My suggestion for you is to draw, literally, the network topology you desire, even if it's too simple. It will clear many things and it's an excellent exercise. I doubt someone here will do for you whatever has to be done, but if you make yourself a plan you can get more specific feedback, just as the one you are getting now.

While this, some ideas:
A - Get 2 addresses on 10.1.2.0/24 for your box. Use one on your router VM, it will be the primary gateway between your networks. Use the other as Dom0 auxiliar address, it shall listen only to SSH on it. In case you lock yourself out of the router VM due to a failure or a mistake, Dom0 will allow you to re-take control of your box. B - It's OK to dedicate a single physical interface to THE external provider. But if their's number sometime grows, it's usable to plug them to a L2 administrable switch, isolated on different VLAN's, and have access to all of them via the same physical eth1.
C -  Why 192.168.99.0/23 and not 192.168.99.0/24 ? /24 is easer to manage.

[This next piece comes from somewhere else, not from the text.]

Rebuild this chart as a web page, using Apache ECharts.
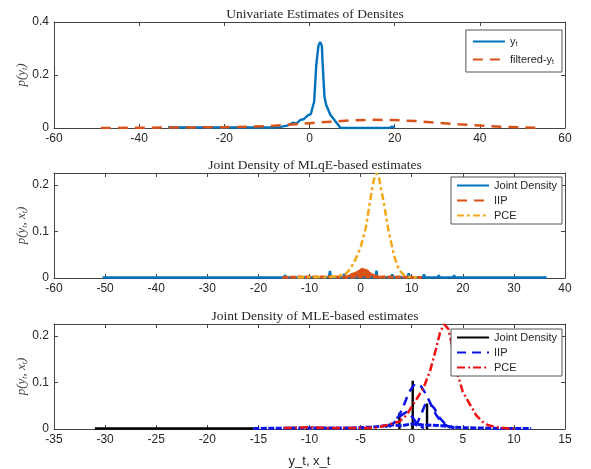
<!DOCTYPE html>
<html>
<head>
<meta charset="utf-8">
<script src="https://cdn.jsdelivr.net/npm/echarts@6/dist/echarts.min.js"></script>
<style>
  html, body { margin: 0; padding: 0; background: #fff; }
  #chart { width: 591px; height: 469px; }
</style>
</head>
<body>
<div id="chart"></div>
<script>
// panel 1: univariate densities
const ytLine = [[-33.2,0.003],[-30,0.002],[-25,0.002],[-20,0.002],[-15,0.002],[-10,0.002],[-8.3,0.002],[-6.5,0.005],[-5.2,0.009],[-3.9,0.02],[-3.1,0.016],[-2.2,0.03],[-1.3,0.034],[-0.4,0.048],[0.3,0.052],[1.1,0.1],[1.6,0.24],[2.1,0.31],[2.5,0.325],[2.9,0.31],[3.1,0.24],[3.5,0.12],[3.9,0.088],[4.9,0.05],[6.4,0.019],[7.3,0],[12,0],[18.8,0],[19.3,0.005],[20.1,0.002]];
const filteredYt = [[-49,0],[-40,0.001],[-30,0.002],[-20,0.003],[-10,0.007],[-5,0.012],[0,0.018],[5,0.024],[10,0.029],[15,0.031],[20,0.03],[25,0.026],[30,0.02],[35,0.014],[40,0.009],[45,0.005],[50,0.002],[54,0.001]];

// panel 2: MLqE joint density
const mlqeJoint = [[-50.5,0.001],[-17.9,0.001],[-17.7,0.004],[-17.5,0.001],[-15,0.001],[-14.8,0.006],[-14.6,0.001],[-11.2,0.001],[-11,0.003],[-10.8,0.001],[-8.7,0.001],[-8.5,0.004],[-8.3,0.001],[-6.2,0.001],[-6,0.015],[-5.8,0.001],[-3.4,0.001],[-3.2,0.009],[-3,0.001],[2.9,0.001],[3.1,0.016],[3.3,0.001],[6,0.001],[6.2,0.008],[6.4,0.001],[9.2,0.001],[9.4,0.01],[9.6,0.001],[12.2,0.001],[12.4,0.008],[12.6,0.001],[15.1,0.001],[15.3,0.006],[15.5,0.001],[18.1,0.001],[18.3,0.006],[18.5,0.001],[21.2,0.001],[21.4,0.004],[21.6,0.001],[36.4,0.001]];
const mlqeIIP = [[-15.3,0.001],[-12,0.002],[-9,0.002],[-6,0.002],[-3.1,0.002],[0,0.003],[4,0.002],[8,0.002],[12,0.001]];
const mlqeIIPHump = [[-3.1,0],[-2,0.006],[-1,0.012],[0.3,0.019],[1.2,0.016],[2.2,0.009],[3,0.005],[3.9,0]];
const mlqePCE = [[-12.4,0.001],[-10,0.002],[-7,0.002],[-5,0.003],[-3,0.008],[-2,0.02],[-1,0.04],[0,0.066],[1,0.107],[2,0.175],[2.6,0.212],[3.1,0.225],[3.6,0.215],[4.5,0.164],[5.5,0.1],[6.5,0.05],[7.5,0.018],[8.5,0.006],[9.5,0.002],[11,0.001]];

// panel 3: MLE joint density
const mleJointBase = [[-31,0.001],[-15.5,0.001]];
const mleJointSpikes = [[-1.2,0.035],[0.1,0.104],[1.5,0.055]];
const mleIIPHumpA = [[-2.6,0.004],[-1.8,0.012],[-1.2,0.03],[-0.7,0.055],[-0.3,0.078],[0.3,0.097],[0.9,0.092],[1.4,0.075],[1.9,0.052],[2.4,0.03],[3,0.012],[3.8,0.003]];
const mleIIPHumpB = [[0.4,0.006],[0.9,0.03],[1.3,0.052],[1.7,0.056],[2.2,0.045],[2.7,0.025],[3.3,0.01],[4.2,0.002]];
const mleIIPHumpC = [[-2.2,0.004],[-1.6,0.016],[-1,0.03],[-0.4,0.038],[0.1,0.025],[0.6,0.008],[1.2,0.002]];
const mleIIPBase = [[-15.5,0.001],[-12,0.002],[-9,0.002],[-6,0.002],[-4,0.004],[-3,0.006],[-2,0.009],[-1,0.007],[0,0.011],[1,0.009],[2,0.008],[3,0.007],[4,0.004],[5,0.003],[7,0.002],[9,0.001],[11.7,0.001]];
const mlePCE = [[-12.5,0.002],[-10,0.004],[-8,0.002],[-5,0.002],[-3.5,0.003],[-2.5,0.008],[-1.2,0.016],[-0.5,0.03],[0.2,0.055],[0.7,0.072],[1.2,0.091],[1.8,0.125],[2.35,0.17],[2.8,0.21],[3.2,0.225],[3.6,0.215],[4,0.175],[4.4,0.125],[5,0.08],[5.8,0.049],[6.3,0.03],[6.9,0.016],[7.5,0.008],[8.4,0.004],[9.5,0.001],[10,0.001]];

const titles = ['Univariate Estimates of Densites', 'Joint Density of MLqE-based estimates', 'Joint Density of MLE-based estimates'];
const xRanges = [[-60, 60, 20], [-60, 40, 10], [-35, 15, 5]];
const yRanges = [[0, 0.4, 0.2], [0, 0.226, 0.1], [0, 0.226, 0.1]];
const gridTops = [22, 173, 324];
const gridHeights = [106, 105, 105];

const AXIS = '#444';
const TXT = '#262626';
const SANS = '"Liberation Sans", Arial, sans-serif';
const SERIF = '"Liberation Serif", "DejaVu Serif", serif';

const chart = echarts.init(document.getElementById('chart'), null, { renderer: 'canvas' });

const grid = [], xAxis = [], yAxis = [], title = [];
for (let i = 0; i < 3; i++) {
  grid.push({ left: 54, width: 511, top: gridTops[i], height: gridHeights[i] });
  title.push({
    text: titles[i], left: 310, top: gridTops[i] - 20, textAlign: 'center',
    textStyle: { fontFamily: SERIF, fontSize: 13.5, fontWeight: 'normal', color: TXT }
  });
  const [xmin, xmax, xint] = xRanges[i];
  const [ymin, ymax, yint] = yRanges[i];
  const lineStyle = { color: AXIS, width: 1 };
  xAxis.push({
    gridIndex: i, type: 'value', min: xmin, max: xmax, interval: xint, position: 'bottom',
    axisLine: { onZero: false, lineStyle },
    axisTick: { inside: true, length: 4, lineStyle },
    axisLabel: { color: TXT, fontFamily: SANS, fontSize: 12, margin: 5 },
    splitLine: { show: false },
    name: i === 2 ? 'y_t, x_t' : '', nameLocation: 'middle', nameGap: 26,
    nameTextStyle: { color: TXT, fontFamily: SANS, fontSize: 13 }
  });
  xAxis.push({
    gridIndex: i, type: 'value', min: xmin, max: xmax, interval: xint, position: 'top',
    axisLine: { onZero: false, lineStyle },
    axisTick: { inside: true, length: 4, lineStyle },
    axisLabel: { show: false }, splitLine: { show: false }
  });
  const yName = i === 0 ? '{a|p(y}{b|t}{a|)}' : '{a|p(y}{b|t}{a|, x}{b|t}{a|)}';
  yAxis.push({
    gridIndex: i, type: 'value', min: ymin, max: ymax, interval: yint, position: 'left',
    axisLine: { onZero: false, lineStyle },
    axisTick: { inside: true, length: 4, lineStyle },
    axisLabel: { color: TXT, fontFamily: SANS, fontSize: 12, margin: 5, showMaxLabel: i === 0 },
    splitLine: { show: false },
    name: yName, nameLocation: 'middle', nameRotate: 90, nameGap: 25, nameMoveOverlap: false,
    nameTextStyle: {
      rich: {
        a: { fontFamily: SERIF, fontStyle: 'italic', fontSize: 13, color: '#444' },
        b: { fontFamily: SERIF, fontStyle: 'italic', fontSize: 8, color: '#444', padding: [7, 0, 0, 0] }
      }
    }
  });
  yAxis.push({
    gridIndex: i, type: 'value', min: ymin, max: ymax, interval: yint, position: 'right',
    axisLine: { onZero: false, lineStyle },
    axisTick: { inside: true, length: 4, lineStyle },
    axisLabel: { show: false }, splitLine: { show: false }
  });
}

function line(name, panel, data, color, width, type, extra) {
  return Object.assign({
    name, type: 'line', data, xAxisIndex: panel * 2, yAxisIndex: panel * 2,
    symbol: 'none', animation: false, silent: true,
    lineStyle: { color, width, type },
    itemStyle: { color }
  }, extra || {});
}

const BLUE = '#0072BD', ORANGE = '#D95319', YELLOW = '#F2A91C';
const BLACK = '#000000', PURE_BLUE = '#0a14e6', RED = '#ee1111';

const series = [
  line('y_t', 0, ytLine, BLUE, 2.4, 'solid'),
  line('filtered-y_t', 0, filteredYt, ORANGE, 2.5, [10, 7]),

  line('Joint Density', 1, mlqeJoint, BLUE, 2.4, 'solid'),
  line('IIP', 1, mlqeIIPHump, ORANGE, 2.5, [10, 7]),
  line('IIP', 1, mlqeIIP, ORANGE, 3, [6, 1.5]),
  line('IIP-fill', 1, mlqeIIPHump, ORANGE, 1.5, 'solid', { areaStyle: { color: ORANGE, opacity: 1 } }),
  line('PCE', 1, mlqePCE, YELLOW, 2.5, [7, 3, 3, 3]),

  line('Joint Density#3', 2, mleJointBase, BLACK, 2.4, 'solid')
];
mleJointSpikes.forEach(s => {
  series.push(line('Joint Density#3', 2, [[s[0], 0], s], BLACK, 2.4, 'solid'));
});
series.push(
  line('IIP#3', 2, mleIIPHumpA, PURE_BLUE, 2.5, [9, 6]),
  line('IIP#3', 2, mleIIPHumpB, PURE_BLUE, 2.5, [9, 6]),
  line('IIP#3', 2, mleIIPHumpC, PURE_BLUE, 2.5, [9, 6]),
  line('IIP#3', 2, mleIIPBase, PURE_BLUE, 3, [6, 1.5]),
  line('PCE#3', 2, mlePCE, RED, 2.5, [8, 3, 2, 3])
);

const legendText = {
  fontFamily: SANS, fontSize: 11, color: TXT,
  rich: {
    n: { fontFamily: SANS, fontSize: 11, color: TXT },
    s: { fontFamily: SANS, fontSize: 7, color: TXT, padding: [6, 0, 0, 0] }
  }
};
function legendFormat(name) {
  const base = name.replace(/#\d$/, '');
  if (base === 'y_t') return '{n|y}{s|t}';
  if (base === 'filtered-y_t') return '{n|filtered-y}{s|t}';
  return base;
}
function legend(data, top, gap, pad) {
  return {
    data, orient: 'vertical', right: 29, top, itemGap: gap, itemWidth: 32, itemHeight: 11,
    padding: pad, backgroundColor: '#fff', borderColor: '#555', borderWidth: 1,
    borderRadius: 0, textStyle: legendText, formatter: legendFormat, selectedMode: false,
    itemStyle: { opacity: 0 }
  };
}

chart.setOption({
  backgroundColor: '#fff',
  animation: false,
  title, grid, xAxis, yAxis,
  legend: [
    legend(['y_t', 'filtered-y_t'], 30, 6, [6, 8, 6, 6]),
    legend(['Joint Density', 'IIP', 'PCE'], 177, 4, [3, 5, 3, 5]),
    legend(['Joint Density#3', 'IIP#3', 'PCE#3'], 329, 4, [3, 5, 3, 5])
  ],
  series
});
</script>
</body>
</html>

E - Consider bridging eth2, if it's available and not a security issue, to the network you called Xenland. Excellent for troubleshooting and future scalability. 3. Make the same router VM to have interface on network A, network B and network C. The routing configuration is trivial. 5. A "normal restrictive" filter will prevent any accidental leak. DROP everything via iptables -P, unless specifically allowed. 6. Trivial on router VM, you will even not need any extra routing rules, just normal IP interfaces setup if default gateway on one of them and allow IPv4 forward. 7. Consider port forwarding (DNAT in iptables land) on router VM, or a reverse proxy like Nginx. A reverse proxy is much cleaner and give you more access control.